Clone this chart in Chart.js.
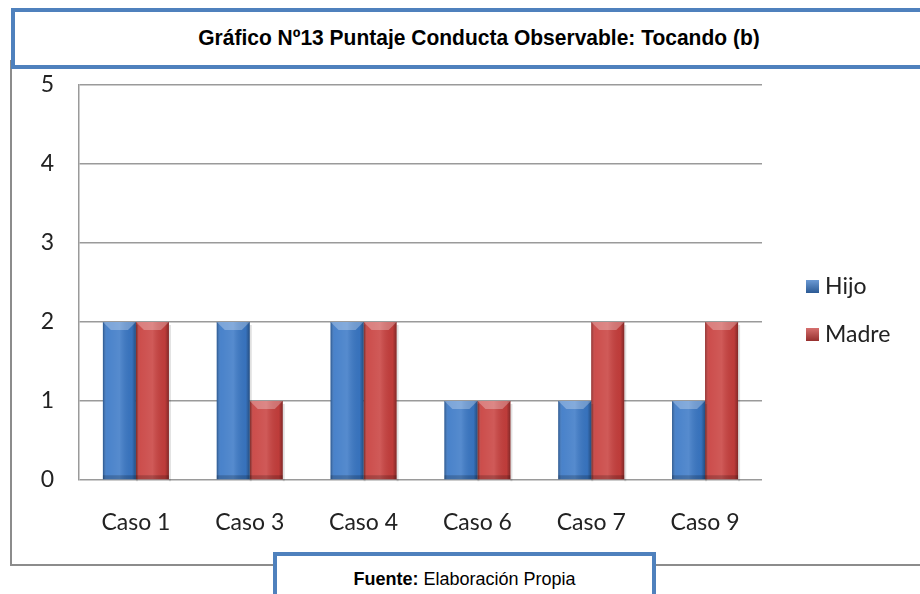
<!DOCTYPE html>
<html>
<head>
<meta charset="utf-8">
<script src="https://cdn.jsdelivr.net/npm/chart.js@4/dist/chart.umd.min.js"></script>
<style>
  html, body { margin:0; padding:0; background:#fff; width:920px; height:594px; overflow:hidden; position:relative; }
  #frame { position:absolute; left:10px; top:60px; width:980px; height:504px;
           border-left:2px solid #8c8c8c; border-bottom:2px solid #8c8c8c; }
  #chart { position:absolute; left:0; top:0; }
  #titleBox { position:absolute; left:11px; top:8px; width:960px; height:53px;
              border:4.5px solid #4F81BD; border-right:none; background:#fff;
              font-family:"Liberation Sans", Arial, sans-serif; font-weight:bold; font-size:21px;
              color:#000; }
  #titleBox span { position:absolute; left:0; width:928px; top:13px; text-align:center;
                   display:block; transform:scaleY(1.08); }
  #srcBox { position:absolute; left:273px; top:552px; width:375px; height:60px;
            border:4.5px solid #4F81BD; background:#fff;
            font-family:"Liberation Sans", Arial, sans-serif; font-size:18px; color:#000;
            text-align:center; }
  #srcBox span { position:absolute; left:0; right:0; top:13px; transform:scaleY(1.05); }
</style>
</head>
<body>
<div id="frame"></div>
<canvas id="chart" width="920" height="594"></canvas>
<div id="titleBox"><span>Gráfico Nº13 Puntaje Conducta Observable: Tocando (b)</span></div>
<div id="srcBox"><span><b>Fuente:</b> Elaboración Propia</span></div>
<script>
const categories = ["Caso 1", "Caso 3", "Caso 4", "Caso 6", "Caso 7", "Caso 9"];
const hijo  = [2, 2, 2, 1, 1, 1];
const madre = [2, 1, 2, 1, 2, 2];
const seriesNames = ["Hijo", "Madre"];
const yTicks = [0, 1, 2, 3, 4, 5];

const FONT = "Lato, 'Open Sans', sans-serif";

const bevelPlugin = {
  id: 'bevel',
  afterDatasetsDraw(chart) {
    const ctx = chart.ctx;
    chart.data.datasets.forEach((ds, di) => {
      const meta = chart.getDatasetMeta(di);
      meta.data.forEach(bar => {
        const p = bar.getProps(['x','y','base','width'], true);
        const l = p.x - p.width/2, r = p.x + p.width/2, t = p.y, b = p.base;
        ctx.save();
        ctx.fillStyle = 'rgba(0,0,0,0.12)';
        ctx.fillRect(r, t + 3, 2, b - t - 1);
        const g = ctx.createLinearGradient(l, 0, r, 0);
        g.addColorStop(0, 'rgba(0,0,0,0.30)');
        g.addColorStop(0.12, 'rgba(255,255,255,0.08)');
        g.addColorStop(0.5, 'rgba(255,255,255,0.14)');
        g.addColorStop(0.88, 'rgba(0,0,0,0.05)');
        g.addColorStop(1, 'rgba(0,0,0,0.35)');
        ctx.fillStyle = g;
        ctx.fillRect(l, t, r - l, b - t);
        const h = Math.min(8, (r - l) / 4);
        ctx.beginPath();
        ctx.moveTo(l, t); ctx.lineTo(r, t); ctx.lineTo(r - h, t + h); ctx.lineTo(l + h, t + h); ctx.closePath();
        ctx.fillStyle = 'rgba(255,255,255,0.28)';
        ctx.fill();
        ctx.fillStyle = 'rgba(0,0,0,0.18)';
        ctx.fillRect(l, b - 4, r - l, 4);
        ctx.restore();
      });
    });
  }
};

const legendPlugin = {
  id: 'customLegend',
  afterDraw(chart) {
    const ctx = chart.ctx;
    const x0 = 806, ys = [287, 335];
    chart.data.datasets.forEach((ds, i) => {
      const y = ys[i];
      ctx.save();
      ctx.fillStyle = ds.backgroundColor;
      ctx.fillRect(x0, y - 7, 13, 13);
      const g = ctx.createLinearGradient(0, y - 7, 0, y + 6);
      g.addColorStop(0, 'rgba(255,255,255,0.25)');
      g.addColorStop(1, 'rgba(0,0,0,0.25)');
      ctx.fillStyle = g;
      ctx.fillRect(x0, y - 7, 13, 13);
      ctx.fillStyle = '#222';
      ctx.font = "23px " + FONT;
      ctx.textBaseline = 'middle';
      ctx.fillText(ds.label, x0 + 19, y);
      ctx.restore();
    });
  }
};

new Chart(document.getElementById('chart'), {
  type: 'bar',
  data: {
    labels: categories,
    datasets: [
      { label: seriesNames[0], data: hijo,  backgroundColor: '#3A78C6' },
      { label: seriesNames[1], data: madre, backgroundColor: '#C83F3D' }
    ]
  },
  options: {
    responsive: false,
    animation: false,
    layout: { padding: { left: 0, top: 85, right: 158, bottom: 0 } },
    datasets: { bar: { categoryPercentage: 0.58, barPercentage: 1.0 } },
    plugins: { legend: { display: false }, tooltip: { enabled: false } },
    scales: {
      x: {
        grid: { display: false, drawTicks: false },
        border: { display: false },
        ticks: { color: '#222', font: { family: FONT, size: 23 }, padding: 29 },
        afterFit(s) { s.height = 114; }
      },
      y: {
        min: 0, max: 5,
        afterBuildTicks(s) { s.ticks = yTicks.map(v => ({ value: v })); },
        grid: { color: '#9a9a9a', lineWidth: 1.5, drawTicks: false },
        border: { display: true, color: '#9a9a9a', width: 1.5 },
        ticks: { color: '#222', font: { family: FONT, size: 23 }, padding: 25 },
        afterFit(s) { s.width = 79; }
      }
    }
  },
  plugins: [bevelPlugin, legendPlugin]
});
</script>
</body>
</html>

==*==

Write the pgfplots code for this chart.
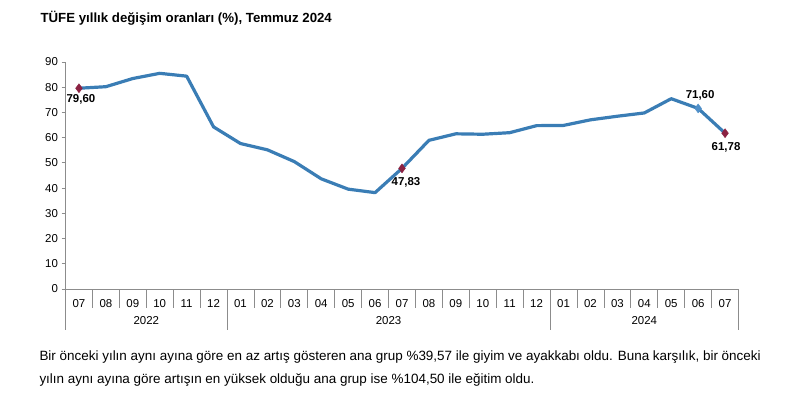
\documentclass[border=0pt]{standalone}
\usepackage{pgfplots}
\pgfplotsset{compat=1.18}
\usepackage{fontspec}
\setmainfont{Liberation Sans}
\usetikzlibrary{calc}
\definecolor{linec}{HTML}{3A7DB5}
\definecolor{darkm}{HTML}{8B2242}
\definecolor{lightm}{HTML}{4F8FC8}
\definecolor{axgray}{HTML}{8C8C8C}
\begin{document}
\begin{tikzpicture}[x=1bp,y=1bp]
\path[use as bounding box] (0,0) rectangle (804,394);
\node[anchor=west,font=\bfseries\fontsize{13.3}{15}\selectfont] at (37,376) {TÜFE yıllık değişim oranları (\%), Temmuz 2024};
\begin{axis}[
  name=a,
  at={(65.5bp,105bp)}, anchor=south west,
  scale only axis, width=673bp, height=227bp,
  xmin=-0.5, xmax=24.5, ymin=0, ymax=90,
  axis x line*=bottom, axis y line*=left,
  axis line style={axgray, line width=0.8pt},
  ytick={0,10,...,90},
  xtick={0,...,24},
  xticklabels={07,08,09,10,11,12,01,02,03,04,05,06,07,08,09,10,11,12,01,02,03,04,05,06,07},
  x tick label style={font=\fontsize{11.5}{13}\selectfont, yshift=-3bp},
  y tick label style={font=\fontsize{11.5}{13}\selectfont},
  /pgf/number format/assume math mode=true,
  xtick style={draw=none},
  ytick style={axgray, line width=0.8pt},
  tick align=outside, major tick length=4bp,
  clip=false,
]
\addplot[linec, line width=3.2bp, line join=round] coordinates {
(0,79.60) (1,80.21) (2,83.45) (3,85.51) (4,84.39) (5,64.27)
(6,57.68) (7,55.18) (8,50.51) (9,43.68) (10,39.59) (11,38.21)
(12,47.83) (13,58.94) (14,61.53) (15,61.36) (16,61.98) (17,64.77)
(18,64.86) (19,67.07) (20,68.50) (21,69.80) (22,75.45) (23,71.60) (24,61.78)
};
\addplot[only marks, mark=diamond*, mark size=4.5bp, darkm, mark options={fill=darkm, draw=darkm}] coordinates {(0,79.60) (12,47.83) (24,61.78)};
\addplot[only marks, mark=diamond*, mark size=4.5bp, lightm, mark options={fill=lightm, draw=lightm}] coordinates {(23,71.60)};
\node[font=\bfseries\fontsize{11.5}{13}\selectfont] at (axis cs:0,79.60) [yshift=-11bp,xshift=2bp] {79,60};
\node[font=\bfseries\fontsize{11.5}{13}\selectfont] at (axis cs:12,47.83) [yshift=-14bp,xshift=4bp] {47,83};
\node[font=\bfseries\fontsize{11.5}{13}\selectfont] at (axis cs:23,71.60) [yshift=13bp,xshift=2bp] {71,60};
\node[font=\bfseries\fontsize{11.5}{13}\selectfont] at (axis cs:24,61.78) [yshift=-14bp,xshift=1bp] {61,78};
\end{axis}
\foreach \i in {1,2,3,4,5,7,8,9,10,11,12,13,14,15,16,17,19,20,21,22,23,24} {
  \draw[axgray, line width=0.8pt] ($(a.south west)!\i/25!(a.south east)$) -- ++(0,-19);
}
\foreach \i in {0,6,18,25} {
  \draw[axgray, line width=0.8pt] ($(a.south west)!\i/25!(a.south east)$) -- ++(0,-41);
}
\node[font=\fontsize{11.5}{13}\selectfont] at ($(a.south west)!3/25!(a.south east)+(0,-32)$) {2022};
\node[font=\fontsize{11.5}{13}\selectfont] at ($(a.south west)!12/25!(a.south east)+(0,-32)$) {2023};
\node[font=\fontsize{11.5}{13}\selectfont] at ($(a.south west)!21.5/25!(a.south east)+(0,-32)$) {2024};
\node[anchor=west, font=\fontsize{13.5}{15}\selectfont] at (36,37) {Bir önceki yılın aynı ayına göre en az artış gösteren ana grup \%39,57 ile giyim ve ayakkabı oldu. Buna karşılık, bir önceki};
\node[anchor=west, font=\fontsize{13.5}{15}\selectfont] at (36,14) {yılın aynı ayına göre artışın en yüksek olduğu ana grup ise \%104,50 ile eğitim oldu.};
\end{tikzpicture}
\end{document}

==*==

To do:
Pick out, from the lines above, every one that contains the string "this".

Task output:
Clone this chart in Chart.js.
Write the pgfplots code for this chart.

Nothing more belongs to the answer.